A ZnO-halloysite coated composite separator capable of stabilizing zinc electrode interface for high-performance aqueous zinc-ion battery

In aqueous zinc-ion batteries, Zn dendrites growth, HER and by-product generation on the surface of Zn anode seriously affect the battery performance. To solve the problems, in this paper, a composite separator is prepared by coating the filter paper with halloysite and ZnO. The 3D network built by surface-negative halloysite provides a uniform nanoscale pore structure for the separator, which achieves uniform and efficient Zn 2+ transport.

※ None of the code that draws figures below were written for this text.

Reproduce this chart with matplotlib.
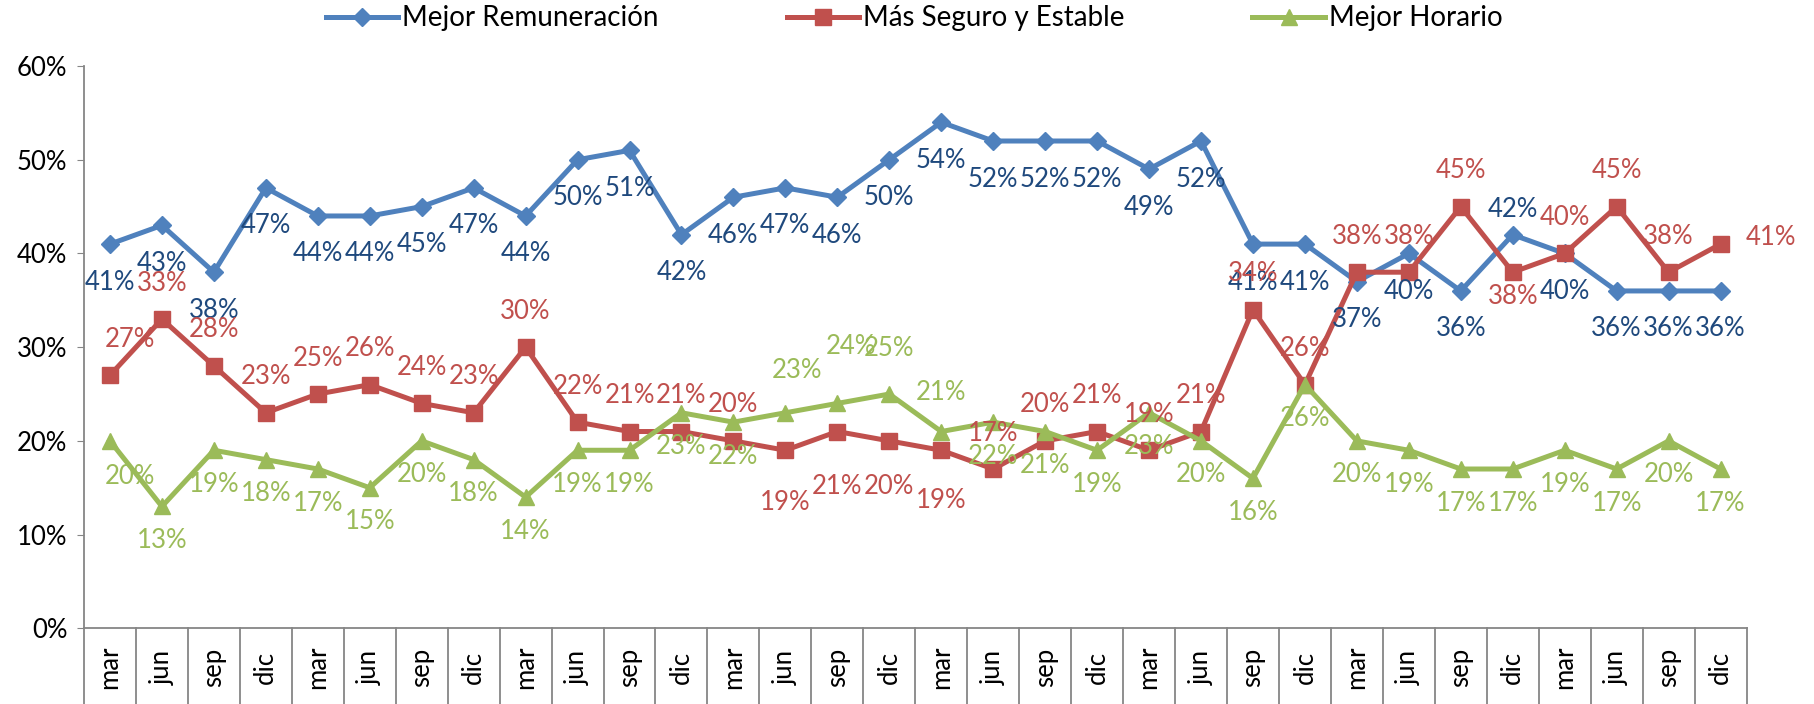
import matplotlib.pyplot as plt
from matplotlib.ticker import PercentFormatter
from matplotlib.transforms import blended_transform_factory

plt.rcParams['font.family'] = ['Lato', 'DejaVu Sans']

# Data (percent)
months = ['mar', 'jun', 'sep', 'dic'] * 8
remuneracion = [41, 43, 38, 47, 44, 44, 45, 47, 44, 50, 51, 42, 46, 47, 46, 50,
                54, 52, 52, 52, 49, 52, 41, 41, 37, 40, 36, 42, 40, 36, 36, 36]
seguro = [27, 33, 28, 23, 25, 26, 24, 23, 30, 22, 21, 21, 20, 19, 21, 20,
          19, 17, 20, 21, 19, 21, 34, 26, 38, 38, 45, 38, 40, 45, 38, 41]
horario = [20, 13, 19, 18, 17, 15, 20, 18, 14, 19, 19, 23, 22, 23, 24, 25,
           21, 22, 21, 19, 23, 20, 16, 26, 20, 19, 17, 17, 19, 17, 20, 17]

n = len(months)
x = list(range(n))

# label offsets in pixels (layout only)
rem_off = [(0, -38)] * n
rem_off[27] = (0, 25)
seg_off = [(0, 36)] * n
seg_off[0] = (20, 36)
seg_off[13] = (0, -52)
seg_off[14] = (0, -55)
seg_off[15] = (0, -46)
seg_off[16] = (0, -50)
seg_off[27] = (0, -24)
seg_off[31] = (50, 7)
hor_off = [(0, -34)] * n
hor_off[0] = (20, -36)
hor_off[13] = (12, 42)
hor_off[14] = (14, 57)
hor_off[15] = (0, 46)
hor_off[16] = (0, 39)

fig = plt.figure(figsize=(18.14, 7.04), dpi=100)
ax = fig.add_axes([0.0463, 0.1075, 0.9165, 0.7987])

series = [
    (remuneracion, 'Mejor Remuneración', '#4F81BD', '#1F497D', 'D', 9, rem_off),
    (seguro, 'Más Seguro y Estable', '#C0504D', '#C0504D', 's', 11, seg_off),
    (horario, 'Mejor Horario', '#9BBB59', '#9BBB59', '^', 12, hor_off),
]
for vals, name, col, lcol, mk, ms, offs in series:
    ax.plot(x, vals, color=col, lw=3.6, marker=mk, ms=ms, label=name)
    for i, v in enumerate(vals):
        ax.annotate(f'{v}%', (i, v), xytext=offs[i], textcoords='offset pixels',
                    ha='center', va='center', color=lcol, fontsize=18.5)

ax.set_xlim(-0.5, n - 0.5)
ax.set_ylim(0, 60)
ax.set_yticks(range(0, 61, 10))
ax.yaxis.set_major_formatter(PercentFormatter(decimals=0))
ax.tick_params(axis='y', labelsize=18.5, length=5, color='#868686', pad=7)

ax.set_xticks(x)
ax.set_xticklabels(months, rotation=90, va='center', ha='center', fontsize=18.5)
ax.tick_params(axis='x', length=0, pad=28)

for s in ['top', 'right']:
    ax.spines[s].set_visible(False)
for s in ['left', 'bottom']:
    ax.spines[s].set_color('#868686')
    ax.spines[s].set_linewidth(1.3)

# category separators below the axis
trans = blended_transform_factory(ax.transData, ax.transAxes)
for b in range(n + 1):
    ax.plot([b - 0.5, b - 0.5], [0, -0.15], transform=trans, color='#868686',
            lw=1.3, clip_on=False)

fig.legend(loc='center', bbox_to_anchor=(0.504, 0.974), ncol=3, frameon=False,
           fontsize=20, handlelength=2.6, handletextpad=0.15, columnspacing=4.6)

fig.savefig('out.png', dpi=100)
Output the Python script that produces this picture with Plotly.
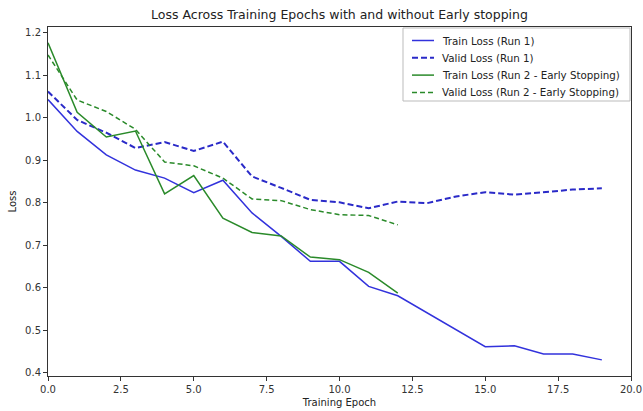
import plotly.graph_objects as go

epochs_run1 = list(range(20))
epochs_run2 = list(range(13))

train_run1 = [1.043, 0.968, 0.913, 0.877, 0.858, 0.824, 0.853, 0.776, 0.721, 0.662,
              0.662, 0.603, 0.581, 0.541, 0.501, 0.461, 0.463, 0.444, 0.444, 0.430]
valid_run1 = [1.062, 0.995, 0.965, 0.929, 0.943, 0.922, 0.944, 0.862, 0.835, 0.807,
              0.801, 0.787, 0.803, 0.799, 0.815, 0.825, 0.819, 0.825, 0.831, 0.834]
train_run2 = [1.177, 1.013, 0.955, 0.969, 0.821, 0.864, 0.764, 0.730, 0.722, 0.672,
              0.666, 0.636, 0.587]
valid_run2 = [1.148, 1.042, 1.015, 0.973, 0.896, 0.887, 0.858, 0.809, 0.805, 0.784,
              0.772, 0.770, 0.748]

names = ["Train Loss (Run 1)", "Valid Loss (Run 1)",
         "Train Loss (Run 2 - Early Stopping)", "Valid Loss (Run 2 - Early Stopping)"]

x_ticks = [0, 2.5, 5, 7.5, 10, 12.5, 15, 17.5, 20]
y_ticks = [0.4, 0.5, 0.6, 0.7, 0.8, 0.9, 1.0, 1.1, 1.2]

styles = [
    dict(color="#3232dc", width=1.5),
    dict(color="#2a2ac8", width=2, dash="6px,3px"),
    dict(color="#2a8a2a", width=1.5),
    dict(color="#2a8a2a", width=1.5, dash="5px,3px"),
]
series = [(epochs_run1, train_run1), (epochs_run1, valid_run1),
          (epochs_run2, train_run2), (epochs_run2, valid_run2)]

fig = go.Figure()
for (xs, ys), name, st in zip(series, names, styles):
    fig.add_trace(go.Scatter(x=xs, y=ys, mode="lines", name=name, line=st,
                             showlegend=False))

W, H = 643, 411
L, R, T, B = 48, 12, 27, 35
pw, ph = W - L - R, H - T - B


def px_x(p):
    return (p - L) / pw


def px_y(p):
    return (H - B - p) / ph


# legend box (drawn in paper space, like matplotlib's legend)
fig.add_shape(type="rect", xref="paper", yref="paper",
              x0=px_x(403), x1=px_x(630), y0=px_y(101), y1=px_y(28),
              line=dict(color="#bbbbbb", width=1), fillcolor="rgba(255,255,255,0.85)",
              layer="above")
row_y = [40.5, 57.8, 75.1, 92.4]
for ry, name, st in zip(row_y, names, styles):
    fig.add_shape(type="line", xref="paper", yref="paper",
                  x0=px_x(412), x1=px_x(434), y0=px_y(ry), y1=px_y(ry),
                  line=st, layer="above")
    fig.add_annotation(xref="paper", yref="paper", x=px_x(440), y=px_y(ry),
                       xanchor="left", yanchor="middle", showarrow=False,
                       text=name, font=dict(size=10.3, color="#222"))

font = "DejaVu Sans, sans-serif"
axis_common = dict(showline=True, linecolor="#333", linewidth=1, mirror=True,
                   ticks="outside", ticklen=4, tickcolor="#333", showgrid=False,
                   zeroline=False, automargin=False,
                   tickfont=dict(size=10, color="#333"))

fig.update_layout(
    width=W, height=H,
    margin=dict(l=L, r=R, t=T, b=B),
    paper_bgcolor="white", plot_bgcolor="white",
    font=dict(family=font, color="#222"),
    title=dict(text="Loss Across Training Epochs with and without Early stopping",
               x=339.5 / W, xanchor="center",
               y=1 - 15 / H, yanchor="middle", font=dict(size=12.5, color="#222")),
    xaxis=dict(range=[0, 20], tickvals=x_ticks, tickformat=".1f",
               title=dict(text="Training Epoch", font=dict(size=10), standoff=4),
               **axis_common),
    yaxis=dict(range=[0.392, 1.214], tickvals=y_ticks, tickformat=".1f",
               title=dict(text="Loss", font=dict(size=10), standoff=6),
               **axis_common),
    showlegend=False,
)

fig.write_html("out.html", config={"displayModeBar": False},
               post_script="document.body.style.margin='0';document.body.style.overflow='hidden';")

The –OH groups on the surface of halloysite promote the desolvation process of hydrated Zn 2+ by forming hydrogen bonds with H 2 O. The uniformly dispersed nanoscale ZnO in the coating promotes Zn 2+ transport, homogenizes Zn 2+ deposition on the surface of Zn anode by absorbing Zn 2+ , and reduces the nucleation overpotential (22.3 mV). Therefore, under the synergistic effect of halloysite and ZnO, the electrolyte/Zn anode interface is stabilized. The Zn-symmetric cell assembled with ZHLFP10 exhibits a long life of more than 1600 h at a current density of 0.2 mA cm −2 , while the Zn‖MnO 2 cell assembled with it exhibits a discharge-specific capacity of 131.0 mA h g −1 and a capacity retention rate of 80.35 % at a current density of 0.5 A g −1 for 1000 cycles.